==== Task inputs ====

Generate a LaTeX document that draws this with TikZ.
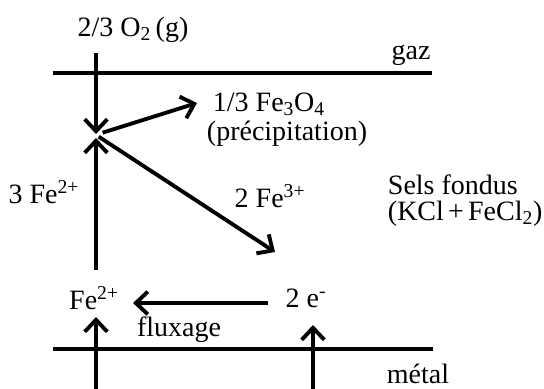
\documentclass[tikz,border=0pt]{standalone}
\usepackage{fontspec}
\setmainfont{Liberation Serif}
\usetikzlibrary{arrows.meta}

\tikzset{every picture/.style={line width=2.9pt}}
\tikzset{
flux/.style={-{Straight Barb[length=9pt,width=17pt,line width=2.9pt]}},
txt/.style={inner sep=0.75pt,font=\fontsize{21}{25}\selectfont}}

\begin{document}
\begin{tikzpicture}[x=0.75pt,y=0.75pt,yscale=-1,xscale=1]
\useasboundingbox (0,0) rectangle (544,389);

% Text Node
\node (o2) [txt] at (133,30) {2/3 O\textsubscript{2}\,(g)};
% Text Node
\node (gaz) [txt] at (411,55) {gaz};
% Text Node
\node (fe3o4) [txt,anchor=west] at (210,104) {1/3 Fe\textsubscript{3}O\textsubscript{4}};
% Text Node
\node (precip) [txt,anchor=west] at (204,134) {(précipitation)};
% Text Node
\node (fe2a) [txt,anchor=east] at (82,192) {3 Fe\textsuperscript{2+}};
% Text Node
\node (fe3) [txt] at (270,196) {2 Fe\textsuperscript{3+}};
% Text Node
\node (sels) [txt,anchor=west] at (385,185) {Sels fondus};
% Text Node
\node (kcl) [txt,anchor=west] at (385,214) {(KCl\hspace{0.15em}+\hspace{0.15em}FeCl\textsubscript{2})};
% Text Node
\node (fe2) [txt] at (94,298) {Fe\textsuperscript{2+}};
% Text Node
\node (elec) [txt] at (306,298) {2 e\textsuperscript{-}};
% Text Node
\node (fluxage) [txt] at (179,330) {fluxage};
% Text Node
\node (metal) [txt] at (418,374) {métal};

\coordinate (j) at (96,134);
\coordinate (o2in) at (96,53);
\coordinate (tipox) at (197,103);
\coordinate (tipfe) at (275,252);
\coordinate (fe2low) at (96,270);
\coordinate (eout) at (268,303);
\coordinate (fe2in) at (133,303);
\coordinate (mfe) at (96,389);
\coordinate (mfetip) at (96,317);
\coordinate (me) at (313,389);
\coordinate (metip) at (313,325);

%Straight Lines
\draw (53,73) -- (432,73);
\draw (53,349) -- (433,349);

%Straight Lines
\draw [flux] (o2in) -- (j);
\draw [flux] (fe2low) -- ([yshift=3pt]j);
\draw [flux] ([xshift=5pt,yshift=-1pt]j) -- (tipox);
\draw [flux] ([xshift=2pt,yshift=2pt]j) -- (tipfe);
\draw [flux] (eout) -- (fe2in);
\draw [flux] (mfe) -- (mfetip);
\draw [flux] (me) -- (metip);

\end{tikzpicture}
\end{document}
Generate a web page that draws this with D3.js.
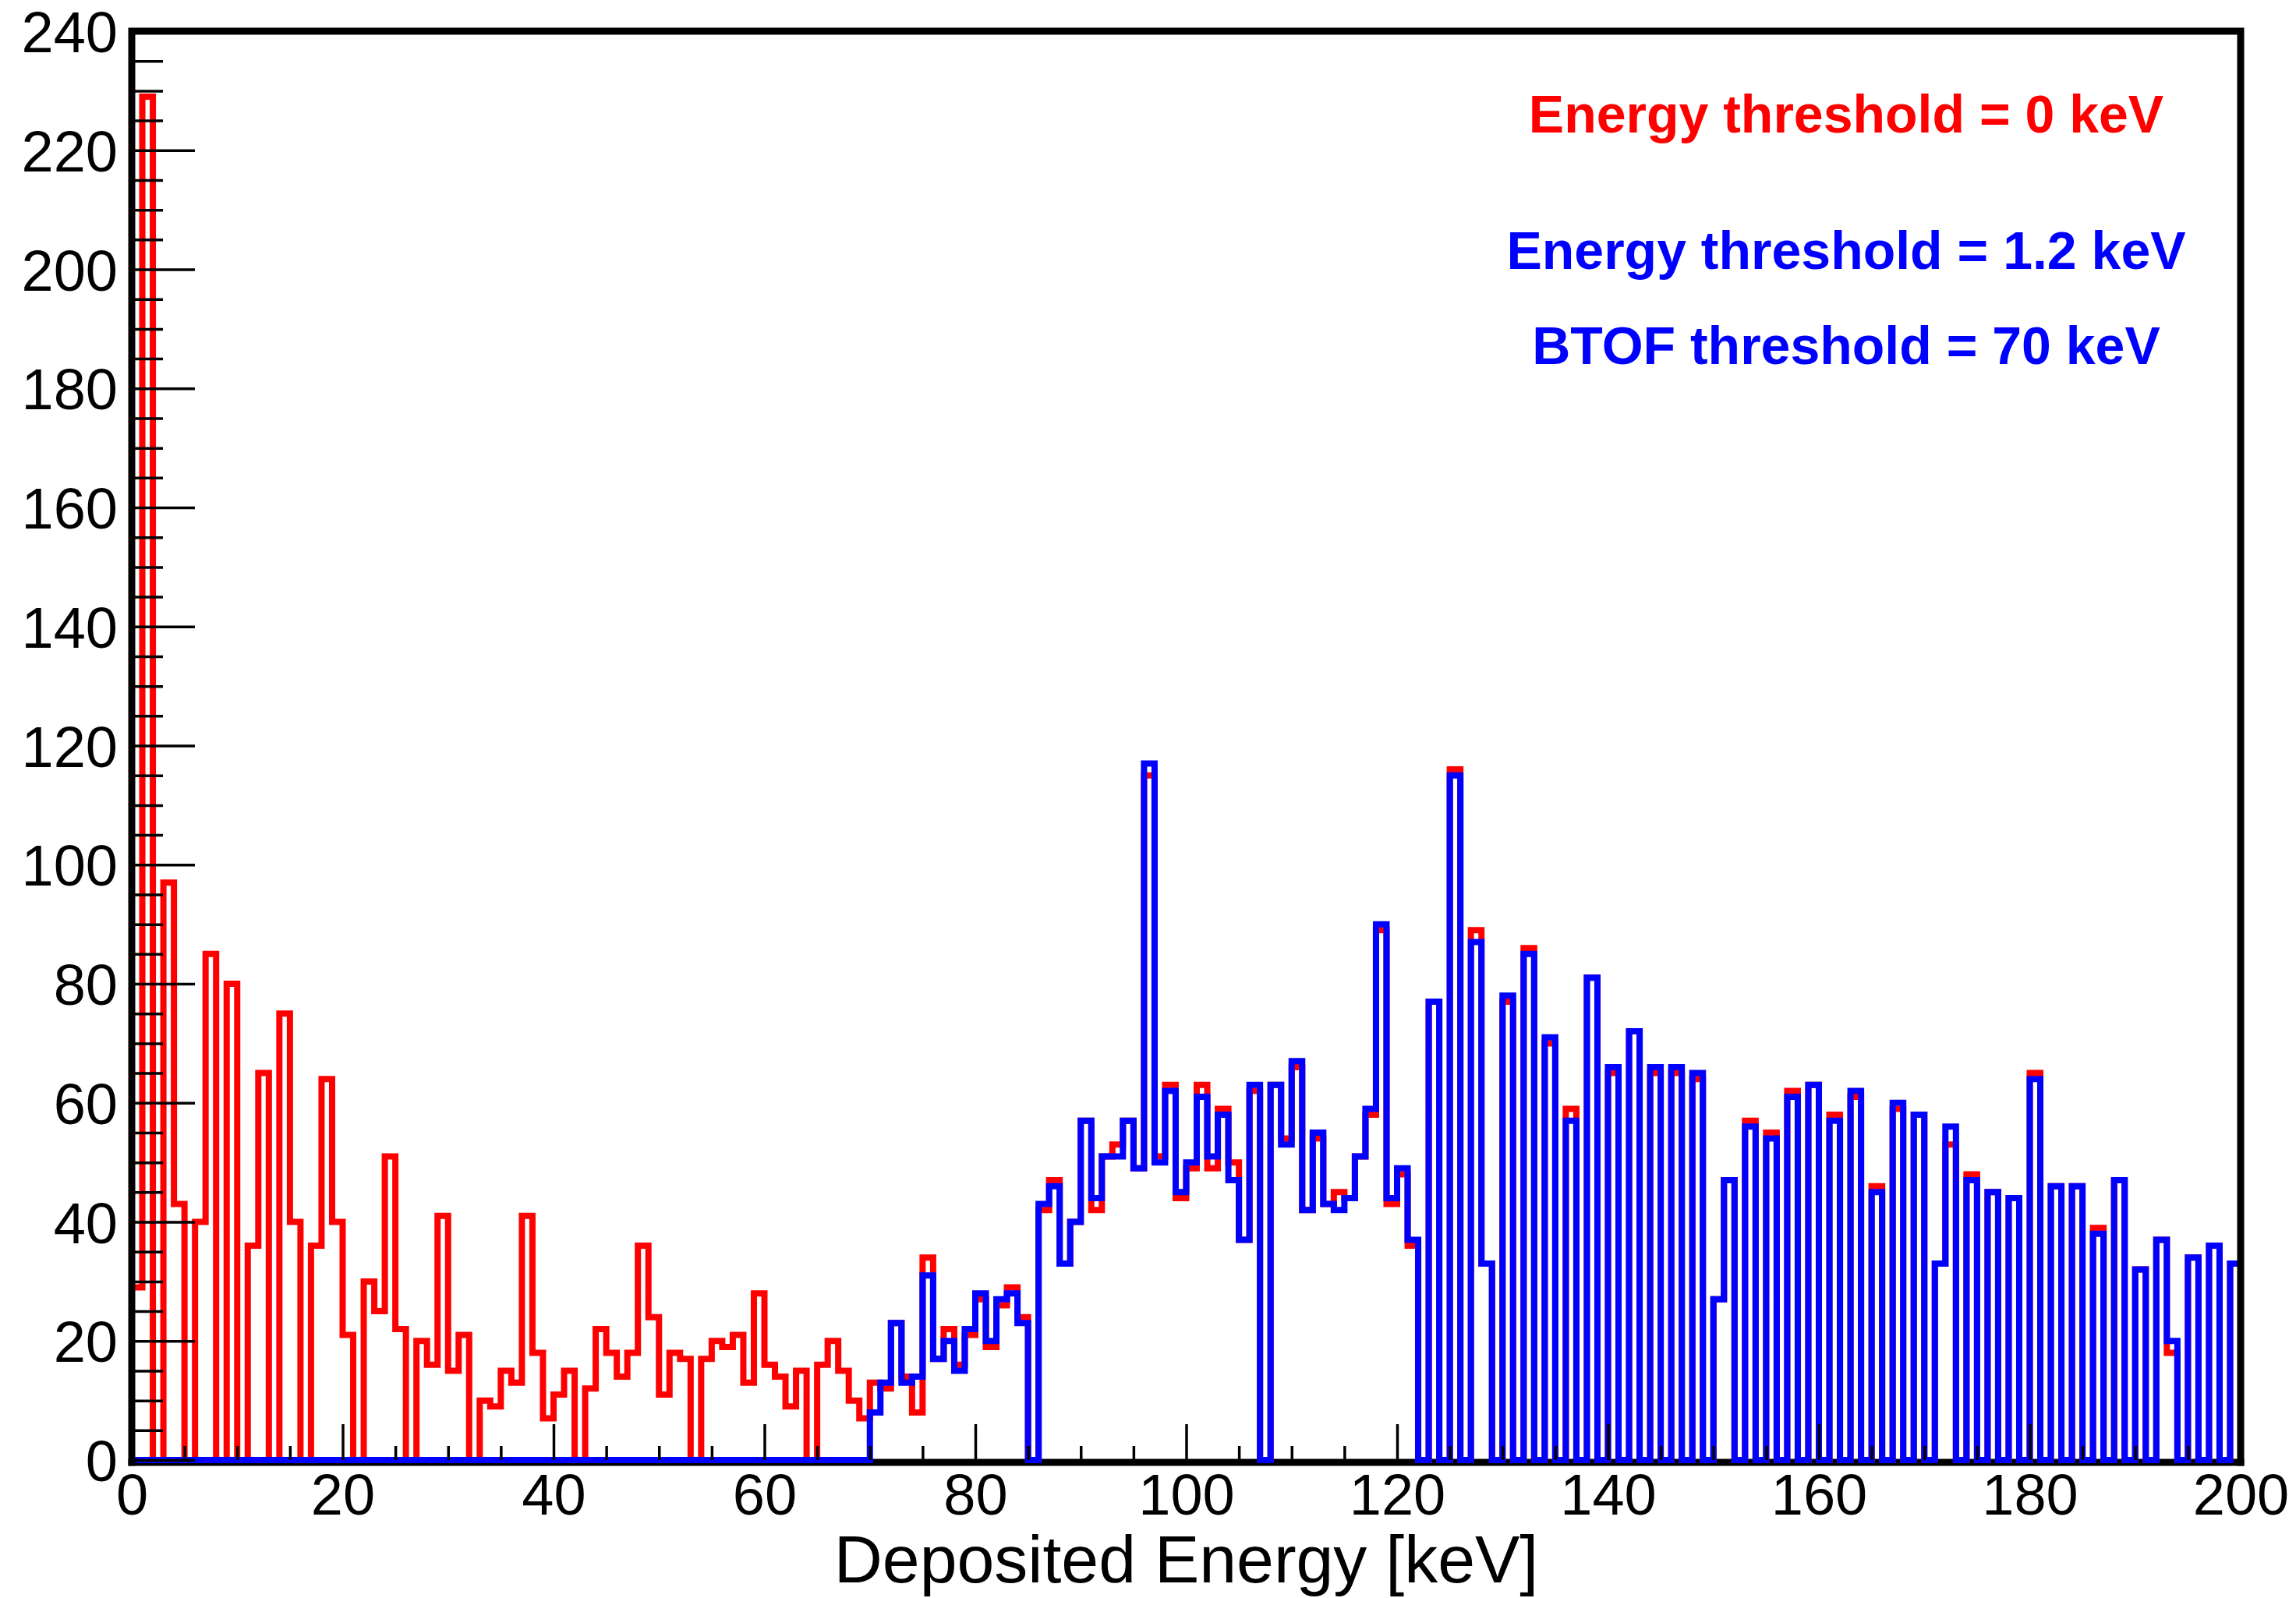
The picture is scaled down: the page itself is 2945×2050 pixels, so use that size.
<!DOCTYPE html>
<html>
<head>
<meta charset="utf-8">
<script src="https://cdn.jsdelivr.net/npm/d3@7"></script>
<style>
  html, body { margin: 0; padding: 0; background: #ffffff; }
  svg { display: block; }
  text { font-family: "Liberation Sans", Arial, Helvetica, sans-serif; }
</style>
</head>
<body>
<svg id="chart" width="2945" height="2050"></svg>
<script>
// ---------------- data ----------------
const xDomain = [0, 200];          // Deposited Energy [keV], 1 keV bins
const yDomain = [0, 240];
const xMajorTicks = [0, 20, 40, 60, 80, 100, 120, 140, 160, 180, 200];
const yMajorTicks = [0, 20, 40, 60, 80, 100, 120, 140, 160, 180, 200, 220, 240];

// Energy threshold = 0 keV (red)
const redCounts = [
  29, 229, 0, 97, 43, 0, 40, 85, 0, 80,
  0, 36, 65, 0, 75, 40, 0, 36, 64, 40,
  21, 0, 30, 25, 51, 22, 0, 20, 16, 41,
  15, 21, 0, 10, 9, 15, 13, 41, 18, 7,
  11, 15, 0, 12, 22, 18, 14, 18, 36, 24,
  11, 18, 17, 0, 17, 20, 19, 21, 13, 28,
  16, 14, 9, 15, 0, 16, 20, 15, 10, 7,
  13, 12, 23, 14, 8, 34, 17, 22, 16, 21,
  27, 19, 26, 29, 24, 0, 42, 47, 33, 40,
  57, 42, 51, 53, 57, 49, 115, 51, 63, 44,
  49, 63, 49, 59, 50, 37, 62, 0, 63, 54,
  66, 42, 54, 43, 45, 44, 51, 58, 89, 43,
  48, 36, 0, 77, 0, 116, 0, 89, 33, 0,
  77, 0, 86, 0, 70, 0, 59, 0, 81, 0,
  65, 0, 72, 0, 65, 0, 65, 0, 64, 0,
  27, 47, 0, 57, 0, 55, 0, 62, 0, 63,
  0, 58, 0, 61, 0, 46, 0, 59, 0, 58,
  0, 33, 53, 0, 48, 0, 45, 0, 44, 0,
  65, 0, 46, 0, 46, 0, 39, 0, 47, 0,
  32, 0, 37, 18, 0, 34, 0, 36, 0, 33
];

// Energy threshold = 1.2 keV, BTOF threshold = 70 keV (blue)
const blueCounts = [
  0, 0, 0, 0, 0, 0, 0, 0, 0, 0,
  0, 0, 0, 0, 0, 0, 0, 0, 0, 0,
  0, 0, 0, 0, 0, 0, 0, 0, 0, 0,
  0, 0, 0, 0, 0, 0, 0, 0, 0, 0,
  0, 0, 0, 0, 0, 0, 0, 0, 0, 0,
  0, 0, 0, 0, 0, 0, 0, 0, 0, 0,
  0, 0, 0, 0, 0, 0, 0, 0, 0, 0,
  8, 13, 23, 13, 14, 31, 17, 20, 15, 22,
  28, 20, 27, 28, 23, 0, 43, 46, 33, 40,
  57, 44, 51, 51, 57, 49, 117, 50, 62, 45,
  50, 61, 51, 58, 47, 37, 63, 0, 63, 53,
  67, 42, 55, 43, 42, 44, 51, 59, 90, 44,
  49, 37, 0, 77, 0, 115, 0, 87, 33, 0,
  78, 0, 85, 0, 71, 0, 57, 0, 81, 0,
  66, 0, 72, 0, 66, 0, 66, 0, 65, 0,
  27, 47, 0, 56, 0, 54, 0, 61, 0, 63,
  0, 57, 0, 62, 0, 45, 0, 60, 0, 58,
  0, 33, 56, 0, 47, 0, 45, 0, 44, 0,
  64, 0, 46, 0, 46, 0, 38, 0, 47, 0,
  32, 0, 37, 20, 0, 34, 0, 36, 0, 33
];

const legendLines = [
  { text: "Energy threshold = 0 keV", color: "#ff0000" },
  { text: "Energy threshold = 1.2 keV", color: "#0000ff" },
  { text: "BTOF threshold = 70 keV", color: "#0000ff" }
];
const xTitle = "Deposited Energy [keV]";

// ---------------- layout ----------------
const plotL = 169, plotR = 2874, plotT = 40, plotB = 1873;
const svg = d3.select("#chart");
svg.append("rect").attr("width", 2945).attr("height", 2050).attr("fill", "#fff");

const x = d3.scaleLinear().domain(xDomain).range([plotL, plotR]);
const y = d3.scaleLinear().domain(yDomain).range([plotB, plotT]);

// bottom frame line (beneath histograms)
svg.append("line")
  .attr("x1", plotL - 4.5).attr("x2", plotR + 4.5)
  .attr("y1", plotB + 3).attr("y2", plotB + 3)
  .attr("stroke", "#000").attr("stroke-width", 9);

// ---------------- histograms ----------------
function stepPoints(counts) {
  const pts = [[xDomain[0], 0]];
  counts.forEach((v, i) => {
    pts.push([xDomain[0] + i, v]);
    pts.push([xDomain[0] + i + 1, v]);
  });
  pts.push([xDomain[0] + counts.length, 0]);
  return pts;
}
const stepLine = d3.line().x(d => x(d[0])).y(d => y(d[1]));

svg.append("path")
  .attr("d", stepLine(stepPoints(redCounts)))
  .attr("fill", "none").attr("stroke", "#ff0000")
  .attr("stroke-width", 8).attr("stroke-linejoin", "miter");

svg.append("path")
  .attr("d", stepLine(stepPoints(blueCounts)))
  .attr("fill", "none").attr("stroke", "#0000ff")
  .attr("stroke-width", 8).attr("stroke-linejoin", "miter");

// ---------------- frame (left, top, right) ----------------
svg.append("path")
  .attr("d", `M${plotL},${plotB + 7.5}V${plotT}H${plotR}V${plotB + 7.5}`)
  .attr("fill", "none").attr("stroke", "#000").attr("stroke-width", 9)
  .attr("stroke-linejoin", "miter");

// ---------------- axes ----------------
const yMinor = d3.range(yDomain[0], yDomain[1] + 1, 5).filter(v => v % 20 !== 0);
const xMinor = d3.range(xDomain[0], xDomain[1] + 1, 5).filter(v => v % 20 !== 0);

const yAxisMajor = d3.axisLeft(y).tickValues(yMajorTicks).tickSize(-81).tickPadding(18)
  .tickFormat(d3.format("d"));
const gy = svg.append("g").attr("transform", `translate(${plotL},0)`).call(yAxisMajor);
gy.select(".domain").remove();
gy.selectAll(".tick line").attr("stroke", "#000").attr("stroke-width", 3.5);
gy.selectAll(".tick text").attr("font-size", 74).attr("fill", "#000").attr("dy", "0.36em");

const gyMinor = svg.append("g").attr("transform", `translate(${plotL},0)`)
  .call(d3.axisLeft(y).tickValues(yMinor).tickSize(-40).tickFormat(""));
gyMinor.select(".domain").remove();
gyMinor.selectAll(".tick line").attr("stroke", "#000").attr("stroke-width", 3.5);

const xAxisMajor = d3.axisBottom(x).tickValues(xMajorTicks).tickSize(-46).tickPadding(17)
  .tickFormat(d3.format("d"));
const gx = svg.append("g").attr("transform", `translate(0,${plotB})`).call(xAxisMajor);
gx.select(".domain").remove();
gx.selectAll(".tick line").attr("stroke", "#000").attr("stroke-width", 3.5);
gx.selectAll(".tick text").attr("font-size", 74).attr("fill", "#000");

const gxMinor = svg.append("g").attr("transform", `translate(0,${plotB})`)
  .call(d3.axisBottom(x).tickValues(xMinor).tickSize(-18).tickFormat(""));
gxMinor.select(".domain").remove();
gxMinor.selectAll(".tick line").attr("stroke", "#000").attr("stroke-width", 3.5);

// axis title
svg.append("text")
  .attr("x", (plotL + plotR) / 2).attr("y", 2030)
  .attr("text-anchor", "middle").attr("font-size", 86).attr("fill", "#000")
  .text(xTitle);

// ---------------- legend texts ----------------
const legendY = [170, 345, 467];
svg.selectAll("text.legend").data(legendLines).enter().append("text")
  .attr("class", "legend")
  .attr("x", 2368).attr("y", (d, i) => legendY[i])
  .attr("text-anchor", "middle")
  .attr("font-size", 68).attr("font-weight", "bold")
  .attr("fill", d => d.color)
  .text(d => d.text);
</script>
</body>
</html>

====

:: Problem description ::
Nothing but the lines from the one with "The picture is" through the one with "200, 220, 240];" should be repeated, and each exactly.

:: Written answer ::
The picture is scaled down: the page itself is 2945×2050 pixels, so use that size.
<!DOCTYPE html>
<html>
<head>
<meta charset="utf-8">
<script src="https://cdn.jsdelivr.net/npm/d3@7"></script>
<style>
  html, body { margin: 0; padding: 0; background: #ffffff; }
  svg { display: block; }
  text { font-family: "Liberation Sans", Arial, Helvetica, sans-serif; }
</style>
</head>
<body>
<svg id="chart" width="2945" height="2050"></svg>
<script>
// ---------------- data ----------------
const xDomain = [0, 200];          // Deposited Energy [keV], 1 keV bins
const yDomain = [0, 240];
const xMajorTicks = [0, 20, 40, 60, 80, 100, 120, 140, 160, 180, 200];
const yMajorTicks = [0, 20, 40, 60, 80, 100, 120, 140, 160, 180, 200, 220, 240];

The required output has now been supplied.